Start with document integrity. Financials should reconcile across all materials. Ownership and entity charts should be current. Material contracts should be executable and internally consistent. If the project depends on approvals or milestones that are still pending, present them transparently instead of burying them.

Next, make the capital request precise. State the amount needed, intended use, draw schedule, repayment logic, and contingency plan. General requests for “project funding” rarely perform well in serious underwriting environments because they force the capital provider to define the structure from incomplete inputs.

It also helps to present risk mitigants proactively. If the market is volatile, show sensitivity analysis. If the sponsor is new to the asset class, show experienced operating partners. If the jurisdiction is complex, show legal preparedness and compliance controls. Strong applications do not pretend risk is absent. They demonstrate that risk is understood and managed.

For sponsors seeking larger or cross-border funding solutions, this is where an experienced capital partner adds material value. Firms such as AAY Investments Group operate within a structured governance framework that emphasizes documentation discipline, risk evaluation, and coordinated execution across private lending, private equity, and syndicated funding channels. That matters when the transaction is too complex for a one-size-fits-all credit process.

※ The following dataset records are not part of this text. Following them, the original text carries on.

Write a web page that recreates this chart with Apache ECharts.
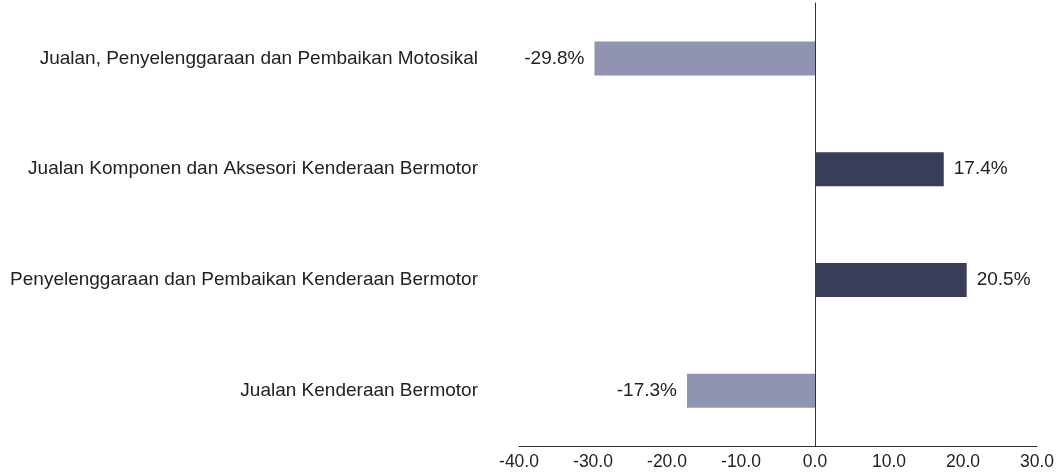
<!DOCTYPE html>
<html>
<head>
<meta charset="utf-8">
<script src="https://cdn.jsdelivr.net/npm/echarts@6/dist/echarts.min.js"></script>
<style>
  html, body { margin: 0; padding: 0; background: #fff; }
  #chart { width: 1058px; height: 473px; }
</style>
</head>
<body>
<div id="chart"></div>
<script>
var categories = [
    'Jualan, Penyelenggaraan dan Pembaikan Motosikal',
    'Jualan Komponen dan Aksesori Kenderaan Bermotor',
    'Penyelenggaraan dan Pembaikan Kenderaan Bermotor',
    'Jualan Kenderaan Bermotor'
];
var values = [-29.8, 17.4, 20.5, -17.3];

var negColor = '#9194B0';
var posColor = '#393D58';

var dom = document.getElementById('chart');
var myChart = echarts.init(dom);

var barData = [];
for (var i = 0; i < values.length; i++) {
    var neg = values[i] < 0;
    barData.push({
        value: values[i],
        itemStyle: { color: neg ? negColor : posColor },
        label: { position: neg ? 'left' : 'right' }
    });
}

var option = {
    animation: false,
    textStyle: { fontFamily: 'Liberation Sans, Arial, sans-serif' },
    grid: { left: 519, right: 21, top: 3, bottom: 27, containLabel: false },
    xAxis: {
        type: 'value',
        min: -40,
        max: 30,
        interval: 10,
        splitLine: { show: false },
        axisLine: { show: true, lineStyle: { color: '#333', width: 1 } },
        axisTick: { show: false },
        axisLabel: {
            color: '#222',
            fontSize: 17.5,
            margin: 7,
            formatter: function (v) { return v.toFixed(1); }
        }
    },
    yAxis: {
        type: 'category',
        data: categories,
        inverse: true,
        axisLine: { show: true, onZero: true, lineStyle: { color: '#333', width: 1 } },
        axisTick: { show: false },
        axisLabel: { color: '#222', fontSize: 19, margin: 41 }
    },
    series: [{
        type: 'bar',
        data: barData,
        barWidth: 34,
        label: {
            show: true,
            color: '#222',
            fontSize: 19,
            distance: 10,
            formatter: function (p) { return p.value.toFixed(1) + '%'; }
        }
    }]
};
myChart.setOption(option);
</script>
</body>
</html>
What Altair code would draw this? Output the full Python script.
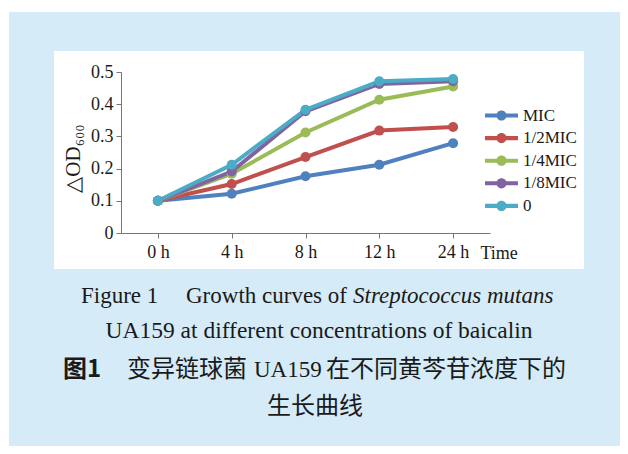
import altair as alt
import pandas as pd

# ---- data ----
times = ["0 h", "4 h", "8 h", "12 h", "24 h"]
series = ["MIC", "1/2MIC", "1/4MIC", "1/8MIC", "0"]
colors = ["#4F81BD", "#C0504D", "#9BBB59", "#8064A2", "#4BACC6"]
mic = [0.100, 0.122, 0.176, 0.212, 0.279]
half_mic = [0.100, 0.152, 0.236, 0.318, 0.329]
quarter_mic = [0.100, 0.184, 0.312, 0.414, 0.455]
eighth_mic = [0.100, 0.191, 0.378, 0.463, 0.471]
zero = [0.100, 0.212, 0.383, 0.471, 0.478]
y_ticks = [0, 0.1, 0.2, 0.3, 0.4, 0.5]

values = [mic, half_mic, quarter_mic, eighth_mic, zero]
rows = []
for s, vals in zip(series, values):
    for i, (t, v) in enumerate(zip(times, vals)):
        rows.append({"series": s, "time": t, "idx": i, "od": v})
df = pd.DataFrame(rows)

SERIF = "Liberation Serif"
CJK = "Noto Sans CJK SC"
TXT = "#1a1a1a"
BLUE_BG = "#d5ebf8"

one = alt.Data(values=[{}])

x_enc = alt.X(
    "time:N",
    sort=times,
    scale=alt.Scale(type="point", domain=times, padding=0.5),
    axis=alt.Axis(
        title="Time", titleX=359, titleY=20, titleAlign="left",
        titleBaseline="middle", titleFont=SERIF, titleFontSize=18,
        titleFontWeight="normal", titleColor=TXT,
        labelAngle=0, labelPadding=5, tickSize=5, zindex=1,
    ),
)
y_enc = alt.Y(
    "od:Q",
    scale=alt.Scale(domain=[0, 0.5], nice=False, zero=True),
    axis=alt.Axis(
        values=y_ticks, format=".1~f", title="△OD₆₀₀",
        titleFont=SERIF, titleFontSize=21, titleFontWeight="normal",
        titleColor=TXT, titleX=-38, titleY=86, tickSize=5, labelPadding=3,
        zindex=1,
    ),
)

sym = ("M-2,-0.25 L2,-0.25 L2,0.25 L-2,0.25 Z "
       "M-0.62,0 A0.62,0.62 0 1,1 0.62,0 A0.62,0.62 0 1,1 -0.62,0 Z")
legend = alt.Legend(
    title=None, orient="none", legendX=372, legendY=35,
    symbolType=sym, symbolSize=272, symbolStrokeWidth=0,
    labelFont=SERIF, labelFontSize=17, labelColor=TXT,
    labelOffset=13, rowPadding=4.6, padding=0, zindex=2,
)

blue = alt.Chart(one).mark_rect(color=BLUE_BG).encode(
    x=alt.value(-112), x2=alt.value(520), y=alt.value(-60), y2=alt.value(400)
)
white = alt.Chart(one).mark_rect(color="#ffffff").encode(
    x=alt.value(-67), x2=alt.value(463), y=alt.value(-21), y2=alt.value(197)
)

cscale = alt.Scale(domain=series, range=colors)

lines = alt.Chart(df).mark_line(strokeWidth=4).encode(
    x=x_enc, y=y_enc,
    stroke=alt.Stroke("series:N", scale=cscale, legend=None),
    order=alt.Order("idx:Q"),
)

points = alt.Chart(df).mark_point(filled=True, shape="circle", size=100, opacity=1).encode(
    x=x_enc, y=y_enc,
    fill=alt.Fill("series:N", scale=cscale, legend=legend),
)


def txt(s, x, y, size=23, align="left", font=SERIF, style="normal", weight="normal"):
    return alt.Chart(one).mark_text(
        text=s, align=align, baseline="middle", font=font, fontSize=size,
        fontStyle=style, fontWeight=weight, color=TXT,
    ).encode(x=alt.value(x), y=alt.value(y))


captions = [
    txt("Figure 1", -40, 224),
    txt("Growth curves of", 65, 224),
    txt("Streptococcus mutans", 232, 224, style="italic"),
    txt("UA159 at different concentrations of baicalin", 198, 259, size=23.5, align="center"),
    txt("图1", -58, 298, size=24, font=CJK, weight="bold"),
    txt("变异链球菌", 6, 298, size=24, font=CJK),
    txt("UA159", 133, 298, size=23),
    txt("在不同黄芩苷浓度下的", 205, 298, size=24, font=CJK),
    txt("生长曲线", 194, 335, size=24, font=CJK, align="center"),
]

chart = alt.layer(blue, white, lines, points, *captions).properties(
    width=369, height=161,
    padding={"left": 113, "top": 64, "right": 130, "bottom": 213},
    autosize=alt.AutoSizeParams(type="none"),
    background="#ffffff",
).resolve_legend(fill="independent", stroke="independent").configure_view(stroke=None).configure_axis(
    grid=False, labelFont=SERIF, labelFontSize=18, labelColor=TXT,
    domainColor="#777777", tickColor="#777777",
)

chart.save("out.html", embed_options={"renderer": "svg", "actions": False})
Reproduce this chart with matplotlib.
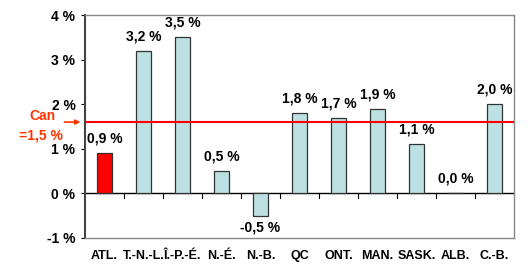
import matplotlib
matplotlib.use("Agg")
import matplotlib.pyplot as plt
import numpy as np

plt.rcParams['font.family'] = ['Liberation Sans', 'DejaVu Sans']

regions = ["ATL.", "T.-N.-L.", "Î.-P.-É.", "N.-É.", "N.-B.", "QC", "ONT.",
           "MAN.", "SASK.", "ALB.", "C.-B."]
growth = [0.9, 3.2, 3.5, 0.5, -0.5, 1.8, 1.7, 1.9, 1.1, 0.0, 2.0]
value_labels = ["0,9 %", "3,2 %", "3,5 %", "0,5 %", "-0,5 %", "1,8 %", "1,7 %",
                "1,9 %", "1,1 %", "0,0 %", "2,0 %"]
can_line = 1.6
yticks = [-1, 0, 1, 2, 3, 4]
ytick_labels = ["-1 %", "0 %", "1 %", "2 %", "3 %", "4 %"]

fig = plt.figure(figsize=(5.32, 2.65), dpi=100)
ax = fig.add_axes([0.16, 0.102, 0.806, 0.841])

x = np.arange(len(regions))
colors = ['#ff0000'] + ['#bde0e3'] * (len(regions) - 1)
ax.bar(x, growth, width=0.4, color=colors, edgecolor='#333333', linewidth=0.9, zorder=3)

# ligne canadienne
ax.axhline(can_line, color='#ff0000', linewidth=1.5, zorder=4)
ax.axhline(0, color='black', linewidth=1.0, zorder=2)
for b in np.arange(0.5, len(regions) - 1, 1.0):
    ax.plot([b, b], [0, -0.11], color='black', linewidth=0.8, zorder=2, clip_on=False)

for xi, v, lab in zip(x, growth, value_labels):
    if v < 0:
        ax.text(xi, v - 0.1, lab, ha='center', va='top', fontsize=10, fontweight='bold')
    else:
        ax.text(xi, v + 0.17, lab, ha='center', va='bottom', fontsize=10, fontweight='bold')

ax.set_xlim(-0.5, len(regions) - 0.5)
ax.set_ylim(-1, 4)
ax.set_yticks(yticks)
ax.set_yticklabels(ytick_labels, fontsize=10, fontweight='bold')
ax.tick_params(axis='y', length=3, pad=4, width=0.8)
ax.set_xticks(x)
ax.set_xticklabels(regions, fontsize=9, fontweight='bold')
ax.tick_params(axis='x', length=0, pad=9)

ax.spines['left'].set_color('#444444')
ax.spines['left'].set_linewidth(1.5)
for s in ['top', 'right', 'bottom']:
    ax.spines[s].set_color('#888888')
    ax.spines[s].set_linewidth(1.0)

# annotation Can =1,5 %
ax.annotate('', xy=(-0.55, can_line), xytext=(-1.1, can_line),
            xycoords='data', annotation_clip=False,
            arrowprops=dict(arrowstyle='-|>', color='#ff3300', lw=1.2, mutation_scale=7))
fig.text(42 / 532, 1 - 116 / 265, "Can", color='#ff3300', fontsize=10, fontweight='bold',
         ha='center', va='center')
fig.text(41 / 532, 1 - 135 / 265, "=1,5 %", color='#ff3300', fontsize=10, fontweight='bold',
         ha='center', va='center')

fig.savefig("out.png", dpi=100)
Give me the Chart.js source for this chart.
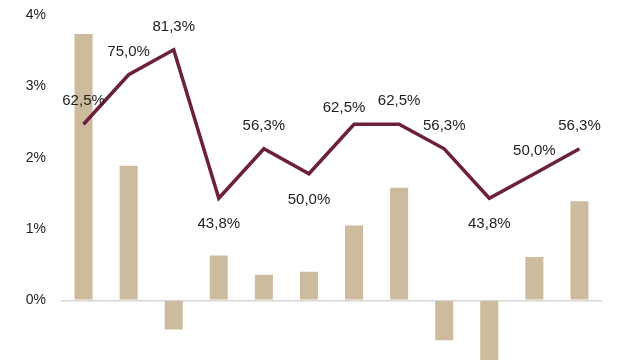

Commercial project underwriting standards are a signal of readiness

Sponsors sometimes view underwriting as a hurdle placed between them and capital. Serious markets do not work that way. Underwriting standards are a test of readiness, credibility, and execution discipline. They indicate whether a project can support not just initial approval, but controlled funding through the life of the transaction.

The stronger your underwriting profile, the more options you preserve. Pricing improves. Structure becomes more flexible. Counterparties engage more confidently. Most important, the project enters the market as a financeable opportunity rather than an uncertain request.

If your project is substantial, time-sensitive, or outside conventional lending parameters, do not wait for an underwriter to tell you where the weaknesses are. Build to the standard first. Capital moves more decisively when the transaction already reflects the level of discipline required to fund it.